To solve the problem regarding the dissociation of \( PCl_5 \) into \( PCl_3 \) and \( Cl_2 \), we will follow these steps: ### Step 1: Write the Reaction The dissociation reaction is given as: \[ PCl_5(g) \rightleftharpoons PCl_3(g) + Cl_2(g) \] ### Step 2: Define the Degree of Dissociation Let the degree of dissociation of \( PCl_5 \) be represented by \( \alpha \).

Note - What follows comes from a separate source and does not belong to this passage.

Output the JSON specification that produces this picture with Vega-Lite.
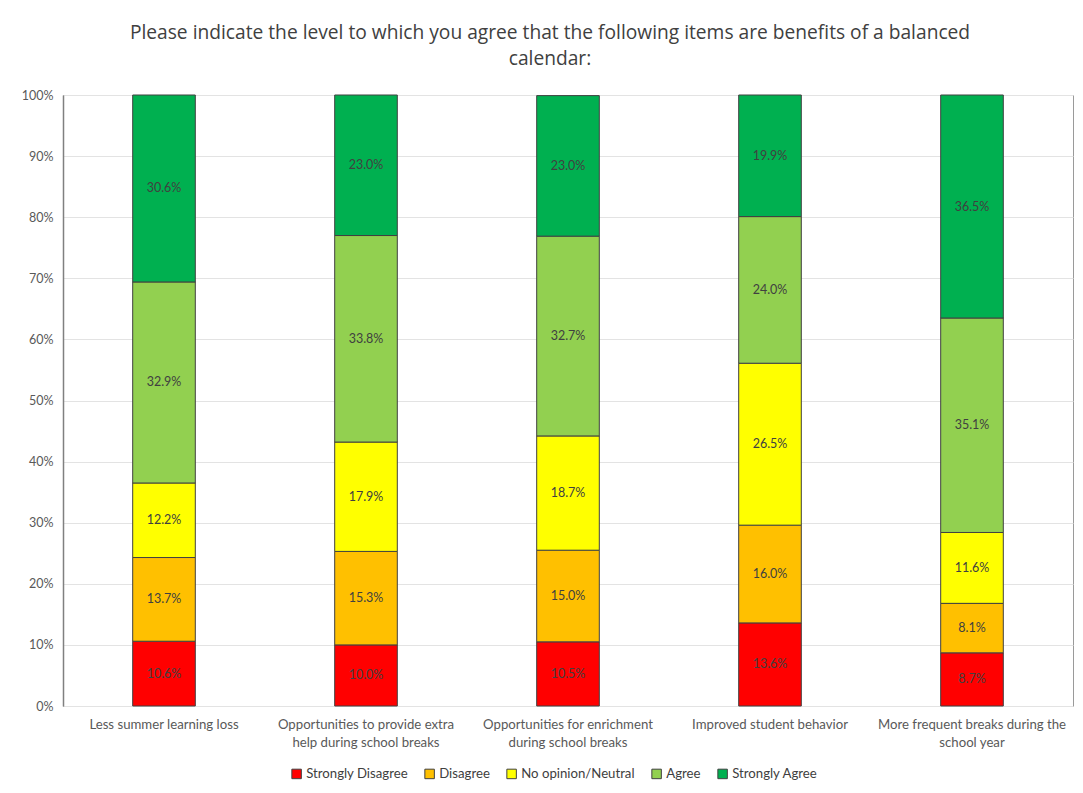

This means that if we start with 1 mole of \( PCl_5 \), then \( \alpha \) moles will dissociate. ### Step 3: Determine Moles at Equilibrium At equilibrium, the moles of each species will be: - Moles of \( PCl_5 \) = \( 1 - \alpha \) - Moles of \( PCl_3 \) = \( \alpha \) - Moles of \( Cl_2 \) = \( \alpha \) ### Step 4: Calculate Total Moles at Equilibrium The total number of moles at equilibrium is: \[ \text{Total moles} = (1 - \alpha) + \alpha + \alpha = 1 + \alpha \] ### Step 5: Calculate Mole Fractions The mole fractions of each species are: - Mole fraction of \( PCl_5 \): \[ \chi_{PCl_5} = \frac{1 - \alpha}{1 + \alpha} \] - Mole fraction of \( PCl_3 \): \[ \chi_{PCl_3} = \frac{\alpha}{1 + \alpha} \] - Mole fraction of \( Cl_2 \): \[ \chi_{Cl_2} = \frac{\alpha}{1 + \alpha} \] ### Step 6: Calculate Partial Pressures Using the total pressure \( P \), the partial pressures can be calculated as: - Partial pressure of \( PCl_5 \): \[ P_{PCl_5} = \chi_{PCl_5} \cdot P = \frac{1 - \alpha}{1 + \alpha} \cdot P \] - Partial pressure of \( PCl_3 \): \[ P_{PCl_3} = \chi_{PCl_3} \cdot P = \frac{\alpha}{1 + \alpha} \cdot P \] - Partial pressure of \( Cl_2 \): \[ P_{Cl_2} = \chi_{Cl_2} \cdot P = \frac{\alpha}{1 + \alpha} \cdot P \] ### Step 7: Write the Expression for Equilibrium Constant \( K_p \) The equilibrium constant \( K_p \) for the reaction is given by: \[ K_p = \frac{P_{PCl_3} \cdot P_{Cl_2}}{P_{PCl_5}} \] ### Step 8: Substitute the Partial Pressures into the \( K_p \) Expression Substituting the expressions for the partial pressures: \[ K_p = \frac{\left(\frac{\alpha}{1 + \alpha} \cdot P\right) \cdot \left(\frac{\alpha}{1 + \alpha} \cdot P\right)}{\frac{1 - \alpha}{1 + \alpha} \cdot P} \] ### Step 9: Simplify the Expression This simplifies to: \[ K_p = \frac{\alpha^2 \cdot P^2}{(1 + \alpha)^2 \cdot \frac{1 - \alpha}{1 + \alpha} \cdot P} \] Cancelling \( P \) and simplifying further: \[ K_p = \frac{\alpha^2 \cdot P}{1 - \alpha^2} \] ### Final Result Thus, the equilibrium constant \( K_p \) for the reaction is: \[ K_p = \frac{\alpha^2 P}{1 - \alpha^2} \]